The two-CD set of music by
Yves Ramette (1921-2012) does not sustain as well and gets a (+++) rating.
Ramette’s music draws on multiple influences and absorbs or integrates many of
them, but does not sound as if it has a distinctively original point of view or
any characteristics that immediately identify it as by this specific composer
rather than another schooled in similar French works. The first CD is entirely
given over to solo-piano music, performed with sure-handed skill by Eric Himy.
The works are sometimes Impressionistic, sometimes written in traditional forms
– but pushing their bounds – and generally on the rather mild side despite some
passages of considerable technical difficulty.

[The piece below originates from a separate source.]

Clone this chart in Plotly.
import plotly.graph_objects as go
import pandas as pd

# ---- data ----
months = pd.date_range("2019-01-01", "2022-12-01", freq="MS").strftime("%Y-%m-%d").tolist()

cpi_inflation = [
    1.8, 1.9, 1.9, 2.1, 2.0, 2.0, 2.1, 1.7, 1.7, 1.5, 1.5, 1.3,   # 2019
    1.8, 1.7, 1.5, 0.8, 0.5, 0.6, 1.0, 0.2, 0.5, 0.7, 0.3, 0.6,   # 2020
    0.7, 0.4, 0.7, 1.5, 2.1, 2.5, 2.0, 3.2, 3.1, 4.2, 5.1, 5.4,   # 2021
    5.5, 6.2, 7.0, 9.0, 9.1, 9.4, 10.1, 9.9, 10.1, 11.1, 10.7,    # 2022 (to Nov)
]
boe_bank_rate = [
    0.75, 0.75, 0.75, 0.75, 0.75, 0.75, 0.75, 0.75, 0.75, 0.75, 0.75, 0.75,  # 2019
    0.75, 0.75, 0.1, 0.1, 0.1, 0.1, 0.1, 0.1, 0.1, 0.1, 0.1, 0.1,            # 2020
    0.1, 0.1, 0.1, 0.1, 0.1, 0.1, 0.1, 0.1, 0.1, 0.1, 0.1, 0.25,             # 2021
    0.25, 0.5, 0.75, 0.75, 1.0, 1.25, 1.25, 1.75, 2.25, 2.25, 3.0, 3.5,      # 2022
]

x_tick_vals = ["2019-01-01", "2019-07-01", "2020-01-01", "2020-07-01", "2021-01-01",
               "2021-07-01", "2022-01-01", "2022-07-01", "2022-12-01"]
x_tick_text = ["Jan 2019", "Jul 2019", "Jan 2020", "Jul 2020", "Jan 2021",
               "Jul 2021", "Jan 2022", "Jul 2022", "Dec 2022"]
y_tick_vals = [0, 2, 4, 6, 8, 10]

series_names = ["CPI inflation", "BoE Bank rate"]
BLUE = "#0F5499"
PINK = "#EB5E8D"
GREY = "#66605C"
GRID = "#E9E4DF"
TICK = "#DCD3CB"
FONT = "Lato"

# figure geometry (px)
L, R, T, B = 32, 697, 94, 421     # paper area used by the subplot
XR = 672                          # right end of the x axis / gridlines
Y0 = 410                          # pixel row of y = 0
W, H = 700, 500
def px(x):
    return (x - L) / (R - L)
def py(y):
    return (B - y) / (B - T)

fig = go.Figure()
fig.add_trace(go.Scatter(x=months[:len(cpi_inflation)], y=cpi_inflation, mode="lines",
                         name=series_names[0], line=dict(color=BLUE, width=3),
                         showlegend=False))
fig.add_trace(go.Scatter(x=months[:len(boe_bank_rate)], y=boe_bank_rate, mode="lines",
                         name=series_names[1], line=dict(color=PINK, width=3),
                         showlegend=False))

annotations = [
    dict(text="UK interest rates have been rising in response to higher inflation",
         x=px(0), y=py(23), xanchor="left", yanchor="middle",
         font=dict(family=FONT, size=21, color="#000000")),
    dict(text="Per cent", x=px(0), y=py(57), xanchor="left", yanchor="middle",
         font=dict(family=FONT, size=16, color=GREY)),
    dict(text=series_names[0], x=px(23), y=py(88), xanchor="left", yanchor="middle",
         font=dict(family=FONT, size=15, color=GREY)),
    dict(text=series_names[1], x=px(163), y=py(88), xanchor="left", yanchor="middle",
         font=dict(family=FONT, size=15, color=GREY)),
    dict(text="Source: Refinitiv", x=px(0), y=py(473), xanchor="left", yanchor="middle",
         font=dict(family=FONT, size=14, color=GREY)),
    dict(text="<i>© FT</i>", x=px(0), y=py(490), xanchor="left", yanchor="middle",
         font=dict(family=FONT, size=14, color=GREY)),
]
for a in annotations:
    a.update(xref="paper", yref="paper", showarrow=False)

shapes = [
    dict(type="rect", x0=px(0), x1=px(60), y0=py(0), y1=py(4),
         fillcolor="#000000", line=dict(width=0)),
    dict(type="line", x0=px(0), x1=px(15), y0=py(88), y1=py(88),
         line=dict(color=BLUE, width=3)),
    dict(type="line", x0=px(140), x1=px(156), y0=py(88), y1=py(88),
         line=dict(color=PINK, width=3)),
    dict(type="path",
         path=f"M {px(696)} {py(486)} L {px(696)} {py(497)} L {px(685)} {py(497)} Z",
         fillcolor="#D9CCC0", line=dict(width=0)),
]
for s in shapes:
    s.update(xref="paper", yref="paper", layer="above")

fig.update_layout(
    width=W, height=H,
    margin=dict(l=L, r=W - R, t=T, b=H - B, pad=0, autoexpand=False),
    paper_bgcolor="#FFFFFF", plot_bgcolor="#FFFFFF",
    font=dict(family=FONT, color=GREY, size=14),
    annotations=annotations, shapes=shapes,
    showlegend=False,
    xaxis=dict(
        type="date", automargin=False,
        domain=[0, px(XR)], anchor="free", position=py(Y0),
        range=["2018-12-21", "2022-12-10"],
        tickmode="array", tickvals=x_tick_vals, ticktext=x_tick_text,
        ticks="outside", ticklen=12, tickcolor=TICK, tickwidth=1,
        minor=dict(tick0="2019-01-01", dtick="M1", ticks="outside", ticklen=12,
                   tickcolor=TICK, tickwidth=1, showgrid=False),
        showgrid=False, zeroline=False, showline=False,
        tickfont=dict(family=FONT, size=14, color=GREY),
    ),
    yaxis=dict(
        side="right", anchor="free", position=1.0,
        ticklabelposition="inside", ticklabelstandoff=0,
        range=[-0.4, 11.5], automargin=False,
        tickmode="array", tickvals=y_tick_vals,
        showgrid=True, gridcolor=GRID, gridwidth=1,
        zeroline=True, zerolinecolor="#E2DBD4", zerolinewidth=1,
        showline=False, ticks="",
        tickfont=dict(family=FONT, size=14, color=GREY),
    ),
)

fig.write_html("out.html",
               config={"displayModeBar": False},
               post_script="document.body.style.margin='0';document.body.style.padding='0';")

The Variations sur un thème d’Honegger show one of
Ramette’s influences; Naïades,
Pastels and Fontaines et Cascades
are three pieces that give full rein to Ramette’s Impressionistic leanings; Sonate and Humoresque are in more-traditional forms and have some intriguing
passages, especially in Sonate, but
do not seem ultimately to have a great deal to say. The second CD in this
release features Prélude,
Fugue et Postlude – another piece with strong traditional roots, performed
by Himy with the Czech Radio Symphony Orchestra under Vladimir Válek – plus two of Ramette’s
symphonies. No. 3, played by the same forces but without piano, is a
single-movement work built in an arch-like structure that opens and closes with
Adagio sections and confines more-active elements to the center. No. 5, “Hymn
for Life,” is played by the Netherlands Radio Philharmonic Orchestra conducted
by Jan Stulen, and sounds more interesting even though its subject matter is
pedestrian: the movements are called “The Struggle,” “Dreams and Visions,” and
“Ascent to the Light,” and the music tends to follow that progression in
generally predictable ways. Ramette was an effective composer but not a
particularly innovative one, and while Navona’s two-CD set does a good job of
showing his skills in various forms, it also leads to the conclusion that his
music may be better heard in modest doses than in a wide-ranging retrospective.